More than a thousand companies, from tiny start-ups like Miser’s to major defense contractors, are now in the drone business—and some are trying to steer drones into the civilian world. Predators already help Customs and Border Protection agents spot smugglers and illegal immigrants sneaking into the U.S. NASA-operated Global Hawks record atmospheric data and peer into hurricanes. Drones have helped scientists gather data on volcanoes in Costa Rica, archaeological sites in Russia and Peru, and flooding in North Dakota.
So far only a dozen police departments, including ones in Miami and Seattle, have applied to the FAA for permits to fly drones. But drone advocates—who generally prefer the term UAV, for unmanned aerial vehicle—say all 18,000 law enforcement agencies in the U.S. are potential customers. They hope UAVs will soon become essential too for agriculture (checking and spraying crops, finding lost cattle), journalism (scoping out public events or celebrity backyards), weather forecasting, traffic control. “The sky’s the limit, pun intended,” says Bill Borgia, an engineer at Lockheed Martin. “Once we get UAVs in the hands of potential users, they’ll think of lots of cool applications.”
… The Air Force has nonetheless already constructed a “micro-aviary” at Wright-Patterson for flight-testing small drones. It’s a cavernous chamber—35 feet high and covering almost 4,000 square feet—with padded walls. Micro-aviary researchers, much of whose work is classified, decline to let me witness a flight test. But they do show me an animated video starring micro-UAVs that resemble winged, multi-legged bugs. The drones swarm through alleys, crawl across windowsills, and perch on power lines. One of them sneaks up on a scowling man holding a gun and shoots him in the head. The video concludes, “Unobtrusive, pervasive, lethal: micro air vehicles.”
But mechanical drones are already so yesterday. #Yawn.
Why not go for real flying cyborg-bugs, live insects attached to micro-technological marvels that allow the bugs to be steered remotely?
One of Maharbiz’s students called up their custom-designed “Beetle Commander” software on a laptop. He issued the signal. The insect’s wings began to flap. The empty white room the researchers used as an airfield filled with a buzzing sound, and the bug took flight. The beetle flew on its own – it didn’t need any further direction from human operators to stay airborne – but as it cruised across the room, the researchers overlaid their own commands. They pinged the basalar muscles, prompting the beetle to weave back and forth through the room, as if flying through an invisible maze…
Imagine, Maharbiz tells me, an army of beetlebots, steered to the scene of an earthquake. The bugs could be outfitted with temperature sensors, guided through rubble and programmed to send messages back to search teams if they detect any objects that are close to human body temperature; rescuers would then know exactly where to search for survivors. Whatever the application, future insect commanders will have options that go beyond beetles. Maharbiz is working on a remote-controlled fly, which he anticipates being especially difficult to build. “The fly is so small and the muscles are so packed and everything’s so tiny,” he says.
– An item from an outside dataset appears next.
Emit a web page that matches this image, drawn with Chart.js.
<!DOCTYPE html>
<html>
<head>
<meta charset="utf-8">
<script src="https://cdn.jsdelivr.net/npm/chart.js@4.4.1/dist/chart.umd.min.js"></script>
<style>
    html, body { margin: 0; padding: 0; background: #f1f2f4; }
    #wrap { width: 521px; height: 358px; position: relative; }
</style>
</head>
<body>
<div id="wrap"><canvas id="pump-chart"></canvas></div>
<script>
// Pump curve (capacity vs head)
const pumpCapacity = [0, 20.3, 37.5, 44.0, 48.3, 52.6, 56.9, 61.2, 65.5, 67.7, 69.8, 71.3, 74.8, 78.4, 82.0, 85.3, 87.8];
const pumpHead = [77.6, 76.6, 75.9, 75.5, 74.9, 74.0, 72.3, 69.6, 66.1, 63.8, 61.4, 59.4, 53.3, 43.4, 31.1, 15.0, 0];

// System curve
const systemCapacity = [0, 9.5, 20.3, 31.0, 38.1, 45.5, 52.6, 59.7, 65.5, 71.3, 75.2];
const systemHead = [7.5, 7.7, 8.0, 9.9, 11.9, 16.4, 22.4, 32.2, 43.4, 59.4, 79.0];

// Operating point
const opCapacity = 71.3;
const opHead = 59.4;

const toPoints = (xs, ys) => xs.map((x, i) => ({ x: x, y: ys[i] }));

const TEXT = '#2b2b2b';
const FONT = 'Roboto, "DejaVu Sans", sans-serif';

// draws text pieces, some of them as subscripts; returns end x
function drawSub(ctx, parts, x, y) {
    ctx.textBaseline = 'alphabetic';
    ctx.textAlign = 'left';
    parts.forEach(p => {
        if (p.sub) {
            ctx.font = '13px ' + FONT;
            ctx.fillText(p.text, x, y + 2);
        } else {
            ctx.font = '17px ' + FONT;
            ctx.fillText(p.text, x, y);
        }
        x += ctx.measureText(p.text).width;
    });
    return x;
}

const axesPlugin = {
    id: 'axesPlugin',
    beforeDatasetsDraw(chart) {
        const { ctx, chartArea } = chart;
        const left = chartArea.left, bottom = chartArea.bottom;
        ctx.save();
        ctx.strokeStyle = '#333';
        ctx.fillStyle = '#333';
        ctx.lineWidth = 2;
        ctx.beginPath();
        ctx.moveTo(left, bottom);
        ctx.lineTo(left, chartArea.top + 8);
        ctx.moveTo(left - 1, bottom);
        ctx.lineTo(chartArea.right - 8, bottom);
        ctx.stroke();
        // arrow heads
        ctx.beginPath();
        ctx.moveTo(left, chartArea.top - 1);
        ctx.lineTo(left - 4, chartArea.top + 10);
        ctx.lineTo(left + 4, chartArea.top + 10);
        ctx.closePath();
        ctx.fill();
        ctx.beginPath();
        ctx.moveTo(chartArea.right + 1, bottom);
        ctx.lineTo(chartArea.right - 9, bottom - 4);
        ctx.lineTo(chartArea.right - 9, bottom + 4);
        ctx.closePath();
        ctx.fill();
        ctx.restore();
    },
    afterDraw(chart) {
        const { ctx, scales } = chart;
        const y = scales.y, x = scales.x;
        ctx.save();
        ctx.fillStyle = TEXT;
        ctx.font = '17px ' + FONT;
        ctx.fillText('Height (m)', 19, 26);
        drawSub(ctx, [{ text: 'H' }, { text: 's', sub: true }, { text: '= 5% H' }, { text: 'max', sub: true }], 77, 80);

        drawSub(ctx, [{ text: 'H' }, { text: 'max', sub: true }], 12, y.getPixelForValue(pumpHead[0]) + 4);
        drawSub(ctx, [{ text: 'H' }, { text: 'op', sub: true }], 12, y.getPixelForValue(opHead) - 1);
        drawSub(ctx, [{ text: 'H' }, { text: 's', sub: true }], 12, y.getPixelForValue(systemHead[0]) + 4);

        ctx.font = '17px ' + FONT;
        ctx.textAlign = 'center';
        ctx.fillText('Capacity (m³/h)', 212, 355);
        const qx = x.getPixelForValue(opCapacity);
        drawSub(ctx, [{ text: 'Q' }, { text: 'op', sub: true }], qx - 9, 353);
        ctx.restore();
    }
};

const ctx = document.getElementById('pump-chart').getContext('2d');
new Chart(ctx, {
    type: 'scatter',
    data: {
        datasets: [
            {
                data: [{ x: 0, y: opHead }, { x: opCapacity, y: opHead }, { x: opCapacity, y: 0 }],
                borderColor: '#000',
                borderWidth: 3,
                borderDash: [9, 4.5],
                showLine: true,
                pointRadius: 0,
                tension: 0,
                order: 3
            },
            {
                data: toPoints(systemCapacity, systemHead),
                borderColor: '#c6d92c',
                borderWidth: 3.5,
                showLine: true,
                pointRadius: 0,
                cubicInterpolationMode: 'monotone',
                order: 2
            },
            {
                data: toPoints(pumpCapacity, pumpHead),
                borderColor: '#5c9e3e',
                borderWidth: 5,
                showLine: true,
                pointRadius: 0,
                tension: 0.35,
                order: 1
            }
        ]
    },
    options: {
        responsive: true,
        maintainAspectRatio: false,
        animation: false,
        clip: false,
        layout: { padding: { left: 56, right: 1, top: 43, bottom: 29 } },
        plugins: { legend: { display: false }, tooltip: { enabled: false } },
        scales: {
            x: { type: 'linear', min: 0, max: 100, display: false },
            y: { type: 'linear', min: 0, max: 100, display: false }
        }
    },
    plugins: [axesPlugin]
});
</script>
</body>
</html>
Then there’s the robo-rat:
As a demonstration, the researchers simulated the kind of search-and-rescue task a robo-rat might be asked to perform in the real world. They rubbed tissues against their forearms and taught the rodents to identify this human odour. They constructed a small Plexiglas arena, filled it with a thick layer of sawdust and buried human-scented tissues inside. When they released the robo-rats into the arena, the animals tracked down the tissues in less than a minute.
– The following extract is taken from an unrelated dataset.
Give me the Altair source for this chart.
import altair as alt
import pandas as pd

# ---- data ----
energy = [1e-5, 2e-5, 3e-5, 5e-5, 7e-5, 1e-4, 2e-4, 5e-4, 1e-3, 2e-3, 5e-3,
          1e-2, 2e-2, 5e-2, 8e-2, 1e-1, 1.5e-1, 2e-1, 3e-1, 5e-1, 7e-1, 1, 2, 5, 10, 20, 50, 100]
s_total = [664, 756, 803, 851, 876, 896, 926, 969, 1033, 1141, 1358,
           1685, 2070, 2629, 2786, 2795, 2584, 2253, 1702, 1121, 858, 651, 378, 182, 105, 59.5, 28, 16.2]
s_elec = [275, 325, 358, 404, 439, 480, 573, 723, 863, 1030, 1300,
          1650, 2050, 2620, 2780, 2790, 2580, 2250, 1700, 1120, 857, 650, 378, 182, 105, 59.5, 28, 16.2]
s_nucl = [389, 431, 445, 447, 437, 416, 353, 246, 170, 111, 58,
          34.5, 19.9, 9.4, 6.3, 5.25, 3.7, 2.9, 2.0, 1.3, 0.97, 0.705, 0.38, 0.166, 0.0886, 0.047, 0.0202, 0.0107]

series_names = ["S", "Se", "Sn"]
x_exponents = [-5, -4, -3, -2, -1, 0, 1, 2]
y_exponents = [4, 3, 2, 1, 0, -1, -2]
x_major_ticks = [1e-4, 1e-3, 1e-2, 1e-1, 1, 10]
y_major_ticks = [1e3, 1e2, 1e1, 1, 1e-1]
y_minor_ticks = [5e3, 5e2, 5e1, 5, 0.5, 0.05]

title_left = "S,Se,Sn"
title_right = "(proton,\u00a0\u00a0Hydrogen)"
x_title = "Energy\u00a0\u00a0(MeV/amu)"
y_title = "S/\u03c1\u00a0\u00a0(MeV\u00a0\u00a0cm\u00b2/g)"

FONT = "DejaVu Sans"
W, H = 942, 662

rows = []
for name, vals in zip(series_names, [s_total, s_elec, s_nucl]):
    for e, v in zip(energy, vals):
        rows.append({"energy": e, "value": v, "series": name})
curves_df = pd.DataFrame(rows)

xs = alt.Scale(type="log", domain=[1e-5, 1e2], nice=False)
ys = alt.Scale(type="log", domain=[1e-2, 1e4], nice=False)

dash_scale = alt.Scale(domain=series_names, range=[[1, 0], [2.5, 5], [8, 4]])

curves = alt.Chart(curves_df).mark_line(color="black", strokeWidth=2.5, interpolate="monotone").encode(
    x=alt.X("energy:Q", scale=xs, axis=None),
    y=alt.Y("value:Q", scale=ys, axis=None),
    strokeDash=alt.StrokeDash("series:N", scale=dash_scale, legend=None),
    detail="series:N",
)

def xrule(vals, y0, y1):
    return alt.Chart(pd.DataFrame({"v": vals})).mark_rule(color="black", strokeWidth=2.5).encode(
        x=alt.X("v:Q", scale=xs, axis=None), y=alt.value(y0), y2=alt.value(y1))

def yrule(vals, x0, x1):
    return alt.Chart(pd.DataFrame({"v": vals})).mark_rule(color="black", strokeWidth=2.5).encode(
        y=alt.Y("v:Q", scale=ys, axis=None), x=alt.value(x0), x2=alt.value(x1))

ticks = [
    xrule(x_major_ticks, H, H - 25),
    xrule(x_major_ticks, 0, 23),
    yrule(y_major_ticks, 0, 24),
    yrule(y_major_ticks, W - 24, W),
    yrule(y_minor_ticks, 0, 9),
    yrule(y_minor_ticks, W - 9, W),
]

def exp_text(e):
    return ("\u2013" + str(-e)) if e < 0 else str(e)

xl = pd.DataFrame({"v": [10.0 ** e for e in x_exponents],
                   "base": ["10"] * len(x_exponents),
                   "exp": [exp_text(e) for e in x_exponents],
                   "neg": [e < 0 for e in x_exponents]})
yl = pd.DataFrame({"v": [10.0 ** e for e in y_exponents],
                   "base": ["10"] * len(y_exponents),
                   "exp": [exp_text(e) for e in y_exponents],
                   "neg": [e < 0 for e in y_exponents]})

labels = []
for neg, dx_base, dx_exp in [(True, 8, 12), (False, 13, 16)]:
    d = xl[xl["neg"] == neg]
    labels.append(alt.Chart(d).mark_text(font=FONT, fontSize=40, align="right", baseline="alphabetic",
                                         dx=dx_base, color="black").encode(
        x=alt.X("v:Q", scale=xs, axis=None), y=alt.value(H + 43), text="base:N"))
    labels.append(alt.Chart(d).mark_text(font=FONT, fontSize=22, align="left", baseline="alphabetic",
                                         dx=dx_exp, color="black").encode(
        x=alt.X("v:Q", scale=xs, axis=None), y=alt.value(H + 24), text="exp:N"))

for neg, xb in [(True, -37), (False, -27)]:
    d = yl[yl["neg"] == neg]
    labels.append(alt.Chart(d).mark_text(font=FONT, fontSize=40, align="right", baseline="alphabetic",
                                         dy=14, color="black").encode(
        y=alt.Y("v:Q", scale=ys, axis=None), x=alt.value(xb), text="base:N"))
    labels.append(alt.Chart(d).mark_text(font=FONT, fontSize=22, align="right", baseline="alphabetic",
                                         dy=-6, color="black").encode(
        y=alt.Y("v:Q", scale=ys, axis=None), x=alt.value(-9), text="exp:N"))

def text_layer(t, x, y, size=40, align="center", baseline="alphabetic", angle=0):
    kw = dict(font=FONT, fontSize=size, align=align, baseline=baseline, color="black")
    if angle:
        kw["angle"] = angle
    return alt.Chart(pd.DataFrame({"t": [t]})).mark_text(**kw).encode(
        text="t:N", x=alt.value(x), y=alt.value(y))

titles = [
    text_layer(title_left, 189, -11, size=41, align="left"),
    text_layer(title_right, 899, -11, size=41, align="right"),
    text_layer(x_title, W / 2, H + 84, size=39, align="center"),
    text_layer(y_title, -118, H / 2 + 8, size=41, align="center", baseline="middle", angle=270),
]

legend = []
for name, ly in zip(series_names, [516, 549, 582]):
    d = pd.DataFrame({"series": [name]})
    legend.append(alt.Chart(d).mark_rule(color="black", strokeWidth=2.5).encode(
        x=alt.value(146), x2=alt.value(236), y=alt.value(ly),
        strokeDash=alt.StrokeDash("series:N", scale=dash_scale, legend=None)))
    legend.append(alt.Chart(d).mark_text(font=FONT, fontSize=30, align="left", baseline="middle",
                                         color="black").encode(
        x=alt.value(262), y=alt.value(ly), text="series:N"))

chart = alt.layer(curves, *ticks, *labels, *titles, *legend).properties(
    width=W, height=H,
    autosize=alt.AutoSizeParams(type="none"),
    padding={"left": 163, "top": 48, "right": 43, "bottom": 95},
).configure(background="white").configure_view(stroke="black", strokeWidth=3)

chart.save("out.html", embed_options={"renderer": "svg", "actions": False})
The scientists also discovered that the rats that received MFB rewards found the target odours faster and dug for them more energetically than rodents that had been trained with conventional food rewards. As Hermer-Vazquez recalls: “The robo-rats were incredibly motivated and very accurate.”
Read them both. And be staggered.
I am helping work up some ideas for a speech on human rights. These developments have so many game-changing ramifications for privacy, control, transparency, security and the rest that it is tempting to say that we as a species are entering totally uncharted territory.
Every norm or principle laid down in all the UN and other human rights charters for the past 100 years plus rests upon unstated assumptions about how things work. These assumptions were unstated because everyone agreed that certain practical limits actually applied.
The idea that a cyborg-bug equipped with a poisonous dart might zig-zag down any street in the world threatening to kill a political leader or foment mass terror in a skyscraper by flying through an open window or crawling through an air vent was literally unthinkable.It could never happen. No rules needed to be contemplated for this situation, as it could not exist.
Yet it’s now happening. These technologies now exist. And will get cheaper and more widespread in leaps and bounds.
A crazy regulatory arms-race between the state and crowd-sourced inventors and technologists will not solve the problem – the state will always lag behind the technical possibilities.
How does one begin to work out how a world like this will function, when every operational assumption about security and privacy risk management (and thus the intellectual foundation for all our human rights) collapses almost overnight?